E que dizer da "garantia de protecção e defesa do titular de cargos políticos ou públicos contra a utilização abusiva de meios judiciais e de mecanismos de responsabilização como forma de pressão ou condicionamento"? Se António Costa deixar passar estes e outros dislates está a atirar ao lixo tudo o que de bom fez enquanto ministro da Justiça e que não foi pouco.
Opinião
A purga que tarda
Mais parece ter sido o próprio Sócrates a escrever certas partes do programa eleitoral do PS, a partir do estabelecimento de Évora.
Alguns blogues e jornalistas mais atentos descobriram no programa eleitoral do PS uma medida — incluída num ponto intitulado “aumentar a exigência e valorizar a actividade política e o exercício de cargos públicos” — onde se escreve, preto no branco, que o PS defende “a garantia de protecção e defesa do titular de cargos políticos ou públicos contra a utilização abusiva de meios judiciais e de mecanismos de responsabilização como forma de pressão ou condicionamento.”
Num primeiro momento, ainda pensei que um dos autores do programa, farto de teclar a adiantadas horas, tivesse investido num roteiro copofónico pelo Bairro Alto e regressado ao Largo do Rato já com o pensamento entaramelado. Aquilo que ele queria realmente escrever — pensei eu, por ser a única coisa que fazia algum sentido—– era que o PS defendia os meios judiciais contra a pressão abusiva do poder político. Mas não. Apesar do português manhoso que sempre caracteriza a actividade programática, os socialistas acham mesmo que mansos e pastoris políticos andam a ser perseguidos por juízes com ferros em brasa. É que, logo a seguir, o PS também defende “a delimitação rigorosa das situações em que deva existir responsabilização financeira dos titulares de cargos políticos, reduzindo situações de discricionariedade ou incerteza”.
Ou seja, existe aqui uma convicção clara, ao ponto de ser assumida em programa eleitoral, de que a justiça portuguesa anda a traquejar injustamente os políticos, de um modo geral, e os políticos socialistas, de modo particular. Em bom rigor, trata-se de uma narrativa que já vem desde os tempos da Casa Pia. Só que, tendo em conta o histórico recente do partido e as aventuras do detido 44, esta é uma narrativa absolutamente inadmissível. Pior: é uma narrativa muitíssimo perigosa, que exige esclarecimentos imediatos. O que é que querem os socialistas dizer com aquilo?

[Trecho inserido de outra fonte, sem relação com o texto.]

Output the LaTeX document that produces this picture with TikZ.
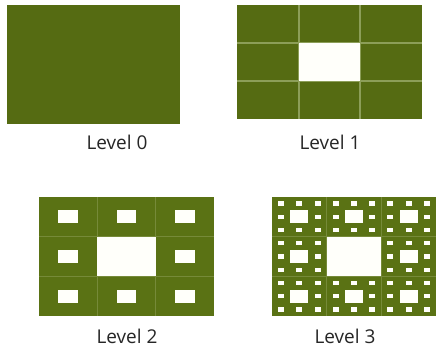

Será que, como já sugeriu Paula Teixeira da Cruz, devemos mesmo temer “uma limitação da separação de poderes” caso António Costa seja eleito?
É que o currículo do PS nesta matéria não deixa ninguém descansado, enquanto se há coisa de que não se pode acusar Passos Coelho é de ter andado a colocar obstáculos ao funcionamento da justiça. António Costa tinha uma absoluta necessidade de se distanciar do legado socrático e dos seus numerosos discípulos, e, no entanto, continua a acumular assessores e conselheiros que participaram no pior governo do pós-25 de Abril, onde pilares fundamentais de qualquer democracia, como a justiça e a comunicação social, foram atacados sem quaisquer escrúpulos. Ainda na semana passada foi noticiado que Vítor Escária, antigo assessor económico de Sócrates e um dos 12 autores do programa Uma Década para Portugal, está a ser investigado por causa da angariação de negócios para o grupo Lena.
Costa sempre fez gala, contra Seguro, de não repudiar o legado de Sócrates e, um mês depois de vencer as primárias, Ferro Rodrigues estava a elogiá-lo publicamente no Parlamento, numas declarações que deram brado. Azar dos Távoras: Sócrates foi preso 20 dias depois, e assim continua. A adopção da narrativa socrática teve de ser refreada, só que, infelizmente, o seu espírito sobrevive — porque mais parece ter sido o próprio Sócrates a escrever certas partes do programa eleitoral do PS, a partir do estabelecimento de Évora. Tempo não lhe falta — só lhe falta tudo o resto. Mas isso, pelos vistos, muitos socialistas teimam em não querer ver.